The winning of the past creates a different hunger in New York. These guys want to be able to win again to replicate the teams from the early 1950s and show that they have done their part to provide championships in their era.
This current cast of Yankees at their worst in 2008 make for great argument in today’s game that they are by far and away the best Yankees teams ever, and likely will live as storied memories 30 years from now in the same way those 1950s teams do.
The “tradition” is winning with all new players and mostly new fans.
It is far from a sure thing that New York will win even though the economics of the game suggest they always will. There is definitely a draw factor in New York that is just like college where players will choose New York because they want to win, or want to have a chance to win, and they may want to be remembered as winners. They may want to see how they eternally stack up with Lou Gehrig, Ruth, and others.
Try as I may I have trouble remembering the championship roster of the 2005 Chicago White Sox without a list. It was special win for that city, but beyond A.J. Pierzynski and Paul Konerko who was on that team?
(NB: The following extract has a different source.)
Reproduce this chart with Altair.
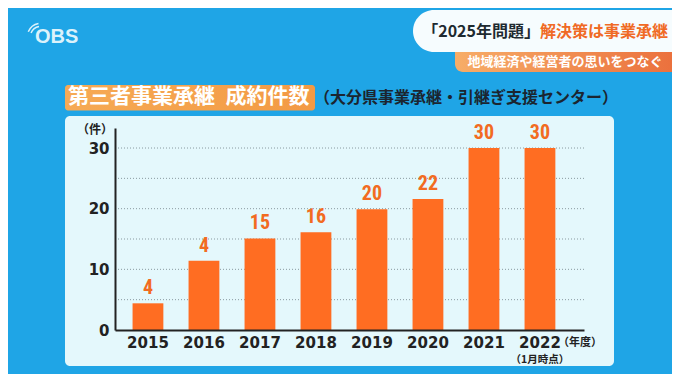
import altair as alt
import pandas as pd

years = ["2015", "2016", "2017", "2018", "2019", "2020", "2021", "2022"]
bar_values = [4.4, 11.4, 15.1, 16.1, 19.9, 21.6, 30, 30]
value_labels = ["4", "4", "15", "16", "20", "22", "30", "30"]
y_ticks = [0, 10, 20, 30]
grid_values = [5, 10, 15, 20, 25, 30]

title_main = "第三者事業承継\u2002成約件数"
title_sub = "（大分県事業承継・引継ぎ支援センター）"
head_dark = "「2025年問題」"
head_orange = "解決策は事業承継"
ribbon_text = "地域経済や経営者の思いをつなぐ"
unit_text = "（件）"
year_note = "（年度）"
jan_note = "（1月時点）"
logo_text = "OBS"

JP = "Noto Sans CJK JP"
NUM = "DejaVu Sans"
BLUE_BG = "#1fa5e6"
PANEL = "#e4f8fc"
BAR = "#ff6d22"
LABEL = "#f26b21"
DARK = "#222222"

W, H = 469, 202

df = pd.DataFrame({"year": years, "bar": bar_values, "label": value_labels})
grid_df = pd.DataFrame({"g": grid_values})
one = pd.DataFrame({"a": [0]})

x_scale = alt.Scale(domain=years, paddingInner=0.45, paddingOuter=0.4125, align=0.38)
y_scale = alt.Scale(domain=[0, 33.3], nice=False, zero=True)

x_axis = alt.Axis(title=None, labelAngle=0, labelFont=NUM, labelFontSize=15,
                  labelFontWeight="bold", labelColor=DARK, ticks=False,
                  domainColor=DARK, domainWidth=2, labelPadding=5, grid=False, zindex=1)
y_axis = alt.Axis(title=None, values=y_ticks, labelFont=NUM, labelFontSize=15,
                  labelFontWeight="bold", labelColor=DARK, ticks=False,
                  domainColor=DARK, domainWidth=2, labelPadding=6, grid=False, zindex=1)

panel = alt.Chart(one).mark_rect(color=PANEL, cornerRadius=5).encode(
    x=alt.value(-50), x2=alt.value(499), y=alt.value(-12), y2=alt.value(238))

grid = alt.Chart(grid_df).mark_rule(color="#8a9aa0", strokeDash=[1, 2], strokeWidth=1).encode(
    y=alt.Y("g:Q", scale=y_scale, axis=y_axis),
    x=alt.value(0), x2=alt.value(W))

bars = alt.Chart(df).mark_bar(color=BAR).encode(
    x=alt.X("year:N", scale=x_scale, axis=x_axis, sort=years),
    y=alt.Y("bar:Q", scale=y_scale, axis=y_axis))

vals = alt.Chart(df).mark_text(font="Liberation Sans Narrow, Roboto Condensed, Liberation Sans",
                               fontSize=20, fontWeight="bold", color=LABEL,
                               baseline="bottom", dy=-5).encode(
    x=alt.X("year:N", scale=x_scale, sort=years),
    y=alt.Y("bar:Q", scale=y_scale),
    text="label:N")

note_df = pd.DataFrame({"year": ["2022"], "t1": [jan_note], "t2": [year_note]})
jan = alt.Chart(note_df).mark_text(font=JP, fontSize=10.5, fontWeight="bold", color=DARK,
                                   baseline="middle").encode(
    x=alt.X("year:N", scale=x_scale, sort=years), y=alt.value(232), text="t1:N")
yr = alt.Chart(note_df).mark_text(font=JP, fontSize=11, fontWeight="bold", color=DARK,
                                  baseline="middle", align="left", dx=18).encode(
    x=alt.X("year:N", scale=x_scale, sort=years), y=alt.value(215), text="t2:N")

unit = alt.Chart(one).mark_text(font=JP, fontSize=12, fontWeight="bold", color=DARK,
                                baseline="middle").encode(
    x=alt.value(-20), y=alt.value(2), text=alt.value(unit_text))

title_box = alt.Chart(one).mark_rect(cornerRadius=3, color=alt.LinearGradient(
    gradient="linear", x1=0, x2=1, y1=0, y2=0,
    stops=[alt.GradientStop(offset=0, color="#f6aa55"), alt.GradientStop(offset=1, color="#f39a44")])).encode(
    x=alt.value(-50), x2=alt.value(200), y=alt.value(-43), y2=alt.value(-17.5))
title_txt = alt.Chart(one).mark_text(font=JP, fontSize=21, fontWeight="bold", color="white",
                                     align="left", baseline="middle").encode(
    x=alt.value(-47), y=alt.value(-31), text=alt.value(title_main))
sub_txt = alt.Chart(one).mark_text(font=JP, fontSize=16, fontWeight="bold", color="#1b2530",
                                   align="left", baseline="middle").encode(
    x=alt.value(199), y=alt.value(-30), text=alt.value(title_sub))

head_box = alt.Chart(one).mark_rect(cornerRadiusTopLeft=21, cornerRadiusBottomLeft=21,
                                    color="#f6fcfe").encode(
    x=alt.value(298), x2=alt.value(575), y=alt.value(-118), y2=alt.value(-76))
ribbon = alt.Chart(one).mark_rect(cornerRadiusBottomLeft=8, color=alt.LinearGradient(
    gradient="linear", x1=0, x2=1, y1=0, y2=0,
    stops=[alt.GradientStop(offset=0, color="#f7ad68"), alt.GradientStop(offset=1, color="#ea6c3a")])).encode(
    x=alt.value(340), x2=alt.value(575), y=alt.value(-76), y2=alt.value(-56))
head_d = alt.Chart(one).mark_text(font=JP, fontSize=16, fontWeight="bold", color="#1e2a30",
                                  align="right", baseline="middle").encode(
    x=alt.value(425), y=alt.value(-96.5), text=alt.value(head_dark))
head_o = alt.Chart(one).mark_text(font=JP, fontSize=16, fontWeight="bold", color="#f06a25",
                                  align="left", baseline="middle").encode(
    x=alt.value(425), y=alt.value(-96.5), text=alt.value(head_orange))
rib_txt = alt.Chart(one).mark_text(font=JP, fontSize=13, fontWeight="bold", color="white",
                                   baseline="middle").encode(
    x=alt.value(450), y=alt.value(-66), text=alt.value(ribbon_text))

logo = alt.Chart(one).mark_text(font="Liberation Sans", fontSize=20, fontWeight="bold",
                                color="#dcf2fb", align="left", baseline="middle").encode(
    x=alt.value(-80), y=alt.value(-91), text=alt.value(logo_text))
arc1 = alt.Chart(one).mark_arc(color="#dcf2fb").encode(
    x=alt.value(-74), y=alt.value(-91), radius=alt.value(11.5), radius2=alt.value(10),
    theta=alt.value(5.1), theta2=alt.value(6.1))
arc2 = alt.Chart(one).mark_arc(color="#dcf2fb").encode(
    x=alt.value(-74), y=alt.value(-91), radius=alt.value(14.5), radius2=alt.value(13),
    theta=alt.value(5.1), theta2=alt.value(6.1))

chart = alt.layer(
    panel, grid, bars, vals, jan, yr, unit,
    title_box, title_txt, sub_txt, head_box, ribbon, head_d, head_o, rib_txt,
    logo, arc1, arc2,
).properties(
    width=W, height=H, background=BLUE_BG,
    padding={"left": 107, "top": 120, "right": 88, "bottom": 44},
    autosize=alt.AutoSizeParams(type="none"),
).configure_view(stroke=None)

chart.save("out.html", embed_options={"renderer": "svg", "actions": False})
The reality is that the next time Chicago wins something they will not be motivated to do it better than or as well as those guys.
Yankees fans breathe baseball all year round and winning is like oxygen to them.
For fans in Cincinnati, a city with a long deep history of baseball itself as the charter city of the National League, winning is like a high from some drug. It does not last and they do not stay that way. It is fun to experience and then they go on.
There are fans in great baseball cities that would love to have what New York has, Los Angeles comes to mind, but if it never happens there are so many distractions spread out across a wide area to capture them.
In some ways the Los Angeles Lakers are the Yankees in basketball without the high maintenance – and that is the L.A. way.
It is not Lakers all the time in L.A. but on sports radio in New York the Yankees come up every day.
I am sure that if the Kansas City Royals won a second title (their first was 1985) that the city would party, but then winter would come, and the next year would not start with expectations. In Kansas City they might barely whimper as free agents leave overnight and their winners all dissolve.
In New York after getting the first one, in anything it’s all about the clock starting to tick on getting the second one.
On November 5 the Yankees started getting the pieces together to have a credible shot at winning number 28.
If they get it that city is going to go absolutely wild!